Assessing learner\'s writing skills according to CEFR scales
Variability of Ratings There exists ample research into the influence of assessment criteria and raters on the variability of ratings, yet it is mainly situated in contexts where multilevel rating approaches were used.
A general distinction is made between impressionistic holistic and detailed analytic assessment criteria, whereby the latter are reported to account for shortcomings of the former, such as impressionistic ratings of surface features (Hamp-Lyons & Kroll, 1996), halo-effects (Knoch, 2009), or imprecise wording of the criteria (Weigle, 2002). Therefore, an analytic approach using detailed rating criteria which account for the complexity of writing is often favored.
There is also substantial research on the effect of rater characteristics on the variability of their assigned ratings, yet it is, again, predominantly situated in multilevel approaches and does not focus on the particularities of level-specific ratings. For the traditional multilevel approach, critical characteristics include raters' background, experience, expectations, and their preferred rating styles.
Although these studies can help determine which facets have to be explored and controlled in a level-specific context, there nevertheless exist gaps in the literature as far as the level-specific approach to assessing writing is concerned: There is a lack of research on the effects of holistic and analytic criteria on the variability of level-specific ratings as well as on the effects of rater characteristics. With regards to these areas, two of the scarce studies can be found in the aforementioned Australian context. Smith (2000) reported that although raters may show acceptable consistency on an overall level, this might well “obscure differences at the level of individual performance criteria” (p. 174). These findings are corroborated by a study conducted by Brindley (2001), who concluded that the main sources of variance in his study were the terminology used in the performance criteria, and the writing tasks, which had been developed by individual teachers rather than in a standardized process. Both studies revealed a need for rater training, which can help lessen the unintended variance to a certain extent (e.g., Lumley, 2002). Therefore, all of the known characteristics that drive rating performance should be addressed during rater training, regardless of which approach is chosen.

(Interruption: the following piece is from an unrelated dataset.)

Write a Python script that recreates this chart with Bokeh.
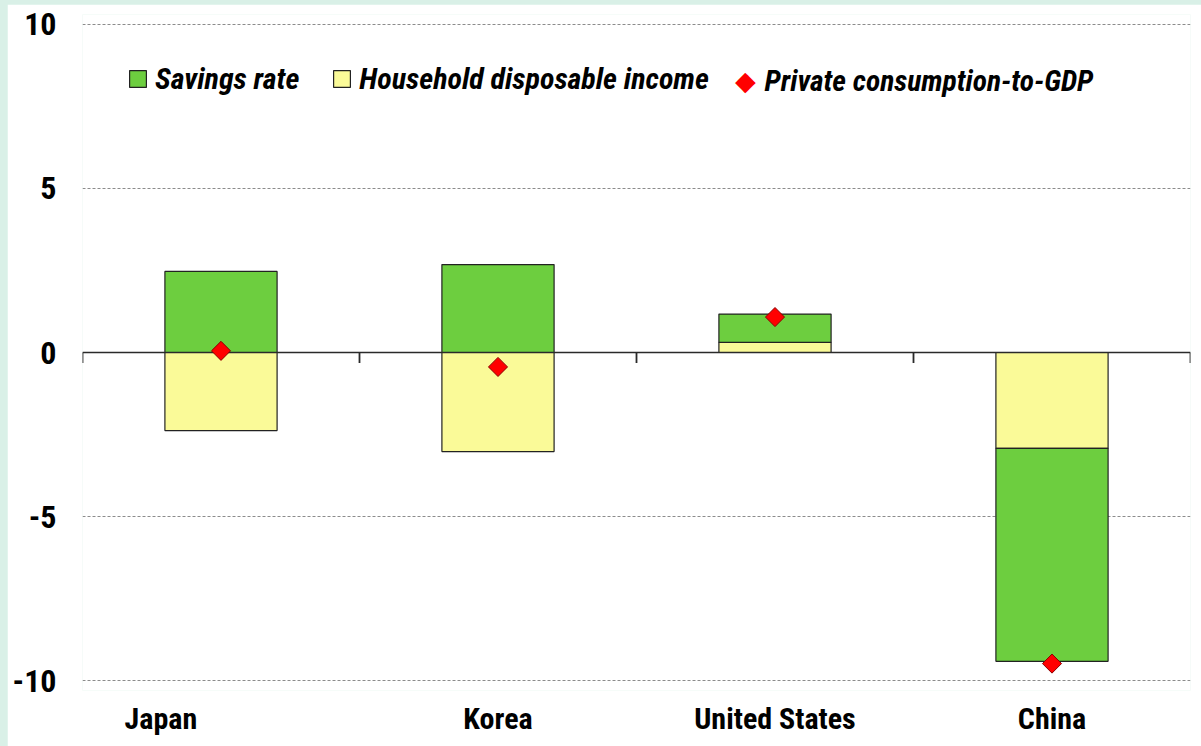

Bearing in mind the peculiarities of the level-specific approach, where tasks and criteria focus on one level only, and raters have to rate via a fail/pass judgment, an analytic approach seems vital to gain insight into what aspects raters are actually rating on the descriptor level and to ensure rater reliability. It is this aspect of ensuring reliability that justifies the analytic approach even if the assessment purpose is to report one global proficiency score.
The review of the research literature thus reveals a gap in the area of level-specific approaches to assessing writing. There is, to our knowledge, no large-scale study reporting on how a level-specific rating approach affects the variability of ratings. Our article aims to explore facets known from other contexts to influence rating variability, namely, tasks, assessment criteria, raters, and student ability, within a level-specific approach in a large-scale assessment study. Because the in-depth analysis of different rater characteristics and their effects on rating variability is beyond the scope of this article, we intend to control rater characteristics as far as possible via selecting raters with similar background and via extensive training. The purpose is to ensure reliable ratings because they form the basis of inferences about task quality and difficulty estimates.
Moreover, to our knowledge, there are no reports on test-centered methods for linking level-specific writing tasks to specific CEFR levels. Our article thus makes an important contribution to test-centered standard-setting methods by exploring how far a priori task CEFR level classifications correspond with empirical task difficulty estimates.